Thank you for the thorough discussion on this matter. Based on my
understanding, there appear to be two main viewpoints:

Side 1 (S1) argues:
A. Using cmpxchg() addresses all the issues that
READ_ONCE()/WRITE_ONCE() can solve. That said, cmpxchg()
appears to provide a comprehensive solution.
B. While cmpxchg() introduces some additional overhead, this may not
be significant since it occurs in a slow error-handling path.
Or nondeterministic order of overriding, Which is not a problem.

Side 2 (S2) argues:
A. While READ_ONCE()/WRITE_ONCE()-style protections may be
needed, addressing them in this specific patch may not be appropriate.
B. The cmpxchg() approach adds unnecessary complexity without clear
benefits.

The trade-off between S1B and S2B seems somewhat balanced, with
no clear winner.
However, regarding S1A versus S2A, I wonder:

If we agree that READ_ONCE()/WRITE_ONCE() protections are required
here, is there a specific reason we couldn't address just this code snippet
in this patch? We could then follow the S1 approach and use cmpxchg().

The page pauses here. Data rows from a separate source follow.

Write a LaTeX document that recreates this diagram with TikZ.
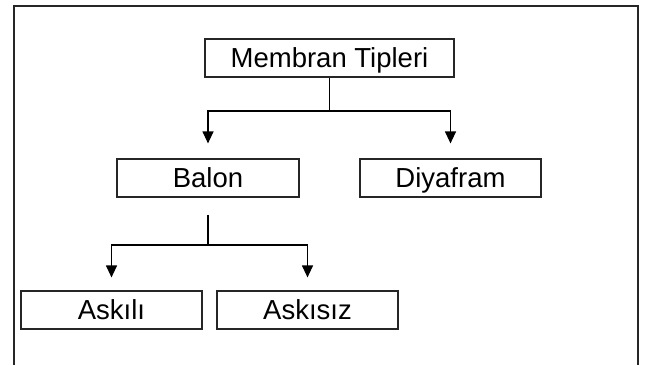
\documentclass[tikz,border=0pt]{standalone}
\usepackage{fontspec}
\setmainfont{Liberation Sans}
\usetikzlibrary{arrows.meta}
\begin{document}
\begin{tikzpicture}[x=1pt,y=-1pt,
  box/.style={draw=black!85, line width=1.2pt, rectangle, minimum height=38pt, inner sep=0pt,
    text height=22pt, text depth=2.3pt,
    font=\fontsize{27.5}{32}\selectfont, text=black},
  conn/.style={draw=black, line width=1.2pt},
  arr/.style={conn, -{Triangle[width=11pt,length=12pt]}}]
\useasboundingbox (0,0) rectangle (656,365);
\fill[white] (0,0) rectangle (656,365);
\draw[line width=2pt, black!85] (14,365) -- (14,6) -- (638,6) -- (638,365);
\node[box, minimum width=249pt] (mt) at (329.5,58) {Membran Tipleri};
\node[box, minimum width=182pt] (balon) at (208,178) {Balon};
\node[box, minimum width=181pt] (diy) at (450.5,178) {Diyafram};
\node[box, minimum width=181pt] (ask1) at (111.5,310) {Askılı};
\node[box, minimum width=181pt] (ask2) at (307.5,310) {Askısız};
\coordinate (j1) at (329.5,111);
\coordinate (j2) at (208,245);
\draw[conn] (mt.south) -- (j1);
\draw[arr, shorten >=15pt] (j1) -| (balon.north);
\draw[arr, shorten >=15pt] (j1) -| (diy.north);
\draw[conn, shorten <=17pt] (balon.south) -- (j2);
\draw[arr, shorten >=13pt] (j2) -| (ask1.north);
\draw[arr, shorten >=13pt] (j2) -| (ask2.north);
\end{tikzpicture}
\end{document}
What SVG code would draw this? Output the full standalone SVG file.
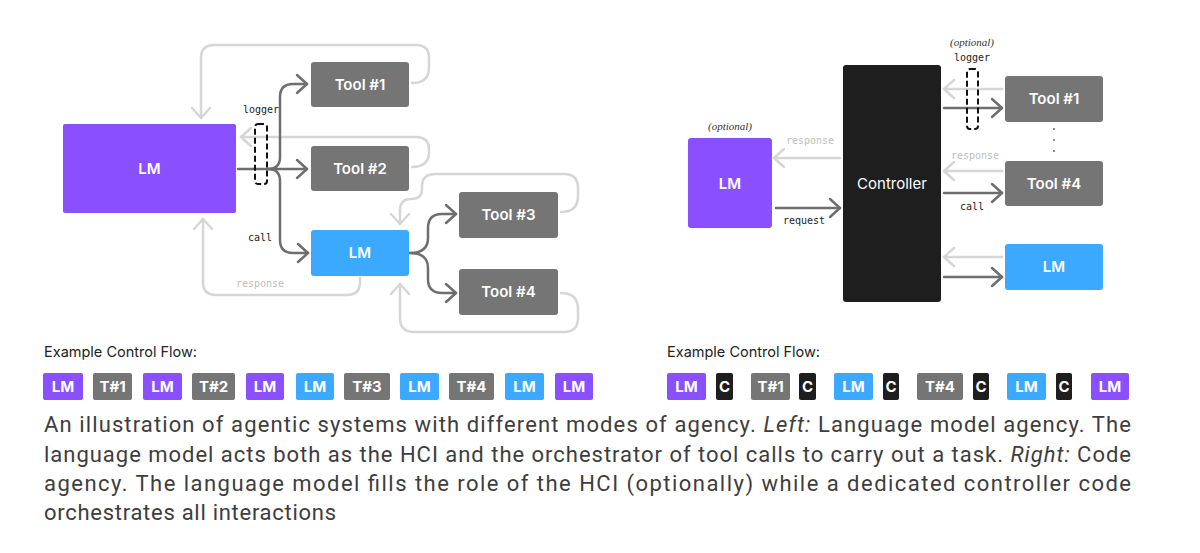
<svg xmlns="http://www.w3.org/2000/svg" width="1200" height="553" viewBox="0 0 1200 553">
<style>
.purple{fill:#8a4fff}
.blue{fill:#3ba9ff}
.gray{fill:#757575}
.black{fill:#1e1e1e}
.lbl{font-family:Inter,"Liberation Sans",sans-serif;font-weight:600;fill:#fff;text-anchor:middle}
.mono{font-family:"DejaVu Sans Mono","Liberation Mono",monospace;font-size:10px;text-anchor:middle}
.dk{fill:#222}
.lt{fill:#bdbdbd}
.opt{font-family:"Liberation Serif",serif;font-style:italic;font-size:11px;fill:#333;text-anchor:middle}
.cd{fill:none;stroke:#6e6e6e;stroke-width:2.5;stroke-linecap:round}
.cl{fill:none;stroke:#d6d6d6;stroke-width:2.5;stroke-linecap:round}
.log{fill:none;stroke:#111;stroke-width:2;stroke-dasharray:6 3}
.head{font-family:Inter,"Liberation Sans",sans-serif;font-size:14.5px;fill:#222}
.chip{font-family:Inter,"Liberation Sans",sans-serif;font-weight:700;font-size:15px;fill:#fff;text-anchor:middle}
.cap{font-family:Roboto,"Liberation Sans",sans-serif;font-size:22px;fill:#3d3d3d}
</style>
<defs>
<marker id="ad" markerUnits="userSpaceOnUse" viewBox="-12 -11 14 22" refX="0" refY="0" markerWidth="14" markerHeight="22" orient="auto" overflow="visible">
<path d="M-10,-9 L0,0 L-10,9" fill="none" stroke="#6e6e6e" stroke-width="2.5" stroke-linecap="round" stroke-linejoin="round"/>
</marker>
<marker id="al" markerUnits="userSpaceOnUse" viewBox="-12 -11 14 22" refX="0" refY="0" markerWidth="14" markerHeight="22" orient="auto" overflow="visible">
<path d="M-10,-9 L0,0 L-10,9" fill="none" stroke="#d6d6d6" stroke-width="2.5" stroke-linecap="round" stroke-linejoin="round"/>
</marker>
</defs>
<rect width="1200" height="553" fill="#fff"/>

<!-- LEFT DIAGRAM connectors -->
<g id="connectors-left">
<path class="cl" d="M412,83 Q429,83 429,68 V58 Q429,45 416,45 H214 Q201,45 201,58 V118" marker-end="url(#al)"/>
<path class="cl" d="M412,167 Q429,167 429,152 V150 Q429,137 416,137 H241" marker-end="url(#al)"/>
<path class="cl" d="M561,212 Q578,212 578,196 V188 Q578,174 564,174 H436 Q422,174 422,186 V189 Q422,199 411,199 Q400,199 400,210 V224" marker-end="url(#al)"/>
<path class="cl" d="M561,293 Q578,293 578,309 V318 Q578,332 564,332 H414 Q400,332 400,318 V284" marker-end="url(#al)"/>
<path class="cl" d="M360,278 V282 Q360,295 347,295 H216 Q203,295 203,282 V219" marker-end="url(#al)"/>
<path class="cd" d="M238,169 H307" marker-end="url(#ad)"/>
<path class="cd" d="M268,169 Q280,169 280,157 V97 Q280,84 293,84 H307" marker-end="url(#ad)"/>
<path class="cd" d="M268,169 Q280,169 280,181 V240 Q280,253 293,253 H308" marker-end="url(#ad)"/>
<path class="cd" d="M410,253 Q428,253 428,238 V228 Q428,214 442,214 H456" marker-end="url(#ad)"/>
<path class="cd" d="M410,253 Q428,253 428,268 V279 Q428,293 442,293 H456" marker-end="url(#ad)"/>
<rect class="log" x="255" y="124" width="12" height="60" rx="3"/>
<text class="mono dk" x="261" y="113">logger</text>
<text class="mono dk" x="260" y="241">call</text>
<text class="mono lt" x="260" y="287">response</text>
</g>

<g id="lm-left"><rect class="purple" x="63" y="124" width="173" height="89" rx="2"/><text class="lbl" x="149.5" y="174" font-size="15">LM</text></g>
<g id="tool1-left"><rect class="gray" x="311" y="62" width="98" height="45" rx="3"/><text class="lbl" x="360" y="90" font-size="15">Tool #1</text></g>
<g id="tool2-left"><rect class="gray" x="311" y="146" width="98" height="45" rx="3"/><text class="lbl" x="360" y="174" font-size="15">Tool #2</text></g>
<g id="lm2-left"><rect class="blue" x="311" y="230" width="98" height="46" rx="3"/><text class="lbl" x="360" y="258" font-size="15">LM</text></g>
<g id="tool3-left"><rect class="gray" x="459" y="192" width="99" height="46" rx="3"/><text class="lbl" x="508.5" y="220" font-size="15">Tool #3</text></g>
<g id="tool4-left"><rect class="gray" x="459" y="269" width="99" height="46" rx="3"/><text class="lbl" x="508.5" y="297" font-size="15">Tool #4</text></g>

<!-- RIGHT DIAGRAM connectors -->
<g id="connectors-right">
<path class="cl" d="M1002,89 H944" marker-end="url(#al)"/>
<path class="cd" d="M944,108 H1002" marker-end="url(#ad)"/>
<path class="cl" d="M1002,171 H944" marker-end="url(#al)"/>
<path class="cd" d="M944,193 H1002" marker-end="url(#ad)"/>
<path class="cl" d="M1002,257 H944" marker-end="url(#al)"/>
<path class="cd" d="M944,277 H1002" marker-end="url(#ad)"/>
<path class="cl" d="M840,158 H774" marker-end="url(#al)"/>
<path class="cd" d="M776,208 H840" marker-end="url(#ad)"/>
<rect class="log" x="967" y="69" width="11" height="60" rx="3"/>
<text class="opt" x="972" y="46">(optional)</text>
<text class="mono dk" x="972" y="61">logger</text>
<text class="mono lt" x="975" y="159">response</text>
<text class="mono dk" x="972" y="210">call</text>
<text class="mono lt" x="810" y="144">response</text>
<text class="mono dk" x="804" y="224">request</text>
<circle cx="1054" cy="129" r="0.9" fill="#555"/>
<circle cx="1054" cy="140" r="0.9" fill="#555"/>
<circle cx="1054" cy="151" r="0.9" fill="#555"/>
</g>

<g id="controller"><rect class="black" x="843" y="65" width="98" height="237" rx="3"/><text x="892" y="189" font-family="Inter,'Liberation Sans',sans-serif" font-size="15" fill="#fff" text-anchor="middle">Controller</text></g>
<g id="lm-right"><text class="opt" x="730" y="130">(optional)</text><rect class="purple" x="688" y="138" width="84" height="90" rx="3"/><text class="lbl" x="730" y="189" font-size="15">LM</text></g>
<g id="tool1-right"><rect class="gray" x="1005" y="76" width="98" height="46" rx="3"/><text class="lbl" x="1054" y="104" font-size="15">Tool #1</text></g>
<g id="tool4-right"><rect class="gray" x="1005" y="161" width="98" height="45" rx="3"/><text class="lbl" x="1054" y="189" font-size="15">Tool #4</text></g>
<g id="lm2-right"><rect class="blue" x="1005" y="244" width="98" height="46" rx="3"/><text class="lbl" x="1054" y="272" font-size="15">LM</text></g>

<!-- Example control flows -->
<g id="flow-left">
<text class="head" x="44" y="357">Example Control Flow:</text>
<rect class="purple" x="43" y="373" width="40" height="27" rx="2"/><text class="chip" x="63" y="392">LM</text>
<rect class="gray" x="93" y="373" width="39" height="27" rx="2"/><text class="chip" x="112.5" y="392">T#1</text>
<rect class="purple" x="143" y="373" width="39" height="27" rx="2"/><text class="chip" x="162.5" y="392">LM</text>
<rect class="gray" x="192" y="373" width="43" height="27" rx="2"/><text class="chip" x="213.5" y="392">T#2</text>
<rect class="purple" x="246" y="373" width="38" height="27" rx="2"/><text class="chip" x="265" y="392">LM</text>
<rect class="blue" x="296" y="373" width="38" height="27" rx="2"/><text class="chip" x="315" y="392">LM</text>
<rect class="gray" x="344" y="373" width="46" height="27" rx="2"/><text class="chip" x="367" y="392">T#3</text>
<rect class="blue" x="400" y="373" width="39" height="27" rx="2"/><text class="chip" x="419.5" y="392">LM</text>
<rect class="gray" x="449" y="373" width="45" height="27" rx="2"/><text class="chip" x="471.5" y="392">T#4</text>
<rect class="blue" x="505" y="373" width="39" height="27" rx="2"/><text class="chip" x="524.5" y="392">LM</text>
<rect class="purple" x="555" y="373" width="38" height="27" rx="2"/><text class="chip" x="574" y="392">LM</text>
</g>
<g id="flow-right">
<text class="head" x="667" y="357">Example Control Flow:</text>
<rect class="purple" x="667" y="373" width="39" height="27" rx="2"/><text class="chip" x="686.5" y="392">LM</text>
<rect class="black" x="716" y="373" width="17" height="27" rx="2"/><text class="chip" x="724.5" y="392">C</text>
<rect class="gray" x="751" y="373" width="39" height="27" rx="2"/><text class="chip" x="770.5" y="392">T#1</text>
<rect class="black" x="799" y="373" width="17" height="27" rx="2"/><text class="chip" x="807.5" y="392">C</text>
<rect class="blue" x="834" y="373" width="39" height="27" rx="2"/><text class="chip" x="853.5" y="392">LM</text>
<rect class="black" x="883" y="373" width="16" height="27" rx="2"/><text class="chip" x="891" y="392">C</text>
<rect class="gray" x="917" y="373" width="46" height="27" rx="2"/><text class="chip" x="940" y="392">T#4</text>
<rect class="black" x="973" y="373" width="16" height="27" rx="2"/><text class="chip" x="981" y="392">C</text>
<rect class="blue" x="1007" y="373" width="39" height="27" rx="2"/><text class="chip" x="1026.5" y="392">LM</text>
<rect class="black" x="1056" y="373" width="16" height="27" rx="2"/><text class="chip" x="1064" y="392">C</text>
<rect class="purple" x="1091" y="373" width="38" height="27" rx="2"/><text class="chip" x="1110" y="392">LM</text>
</g>

<g id="caption">
<text class="cap" x="44" y="432" textLength="1087" lengthAdjust="spacing">An illustration of agentic systems with different modes of agency. <tspan font-style="italic">Left:</tspan> Language model agency. The</text>
<text class="cap" x="44" y="462" textLength="1087" lengthAdjust="spacing">language model acts both as the HCI and the orchestrator of tool calls to carry out a task. <tspan font-style="italic">Right:</tspan> Code</text>
<text class="cap" x="44" y="491" textLength="1087" lengthAdjust="spacing">agency. The language model fills the role of the HCI (optionally) while a dedicated controller code</text>
<text class="cap" x="44" y="520" textLength="292" lengthAdjust="spacing">orchestrates all interactions</text>
</g>
</svg>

However, If this change remains controversial, I'd be happy to drop it and
resend v6 without this modification.

Thanks,
Shida





> Thanks,
> Andreas
>
> > Suggested-by: Andreas Gruenbacher <agruenba@redhat.com>
> > Suggested-by: Christoph Hellwig <hch@infradead.org>
> > Suggested-by: Caleb Sander Mateos <csander@purestorage.com>
> > Reviewed-by: Christoph Hellwig <hch@lst.de>
> > Signed-off-by: Shida Zhang <zhangshida@kylinos.cn>
> > ---
> >  block/bio.c | 5 +++--
> >  1 file changed, 3 insertions(+), 2 deletions(-)
> >
> > diff --git a/block/bio.c b/block/bio.c
> > index cfb751dfcf5..51b57f9d8bd 100644
> > --- a/block/bio.c
> > +++ b/block/bio.c
> > @@ -314,8 +314,9 @@ static struct bio *__bio_chain_endio(struct bio *bio)
> >  {
> >         struct bio *parent = bio->bi_private;
> >
> > -       if (bio->bi_status && !parent->bi_status)
> > -               parent->bi_status = bio->bi_status;
> > +       if (bio->bi_status)
> > +               cmpxchg(&parent->bi_status, 0, bio->bi_status);
> > +
> >         bio_put(bio);
> >         return parent;
> >  }
> > --
> > 2.34.1
> >
>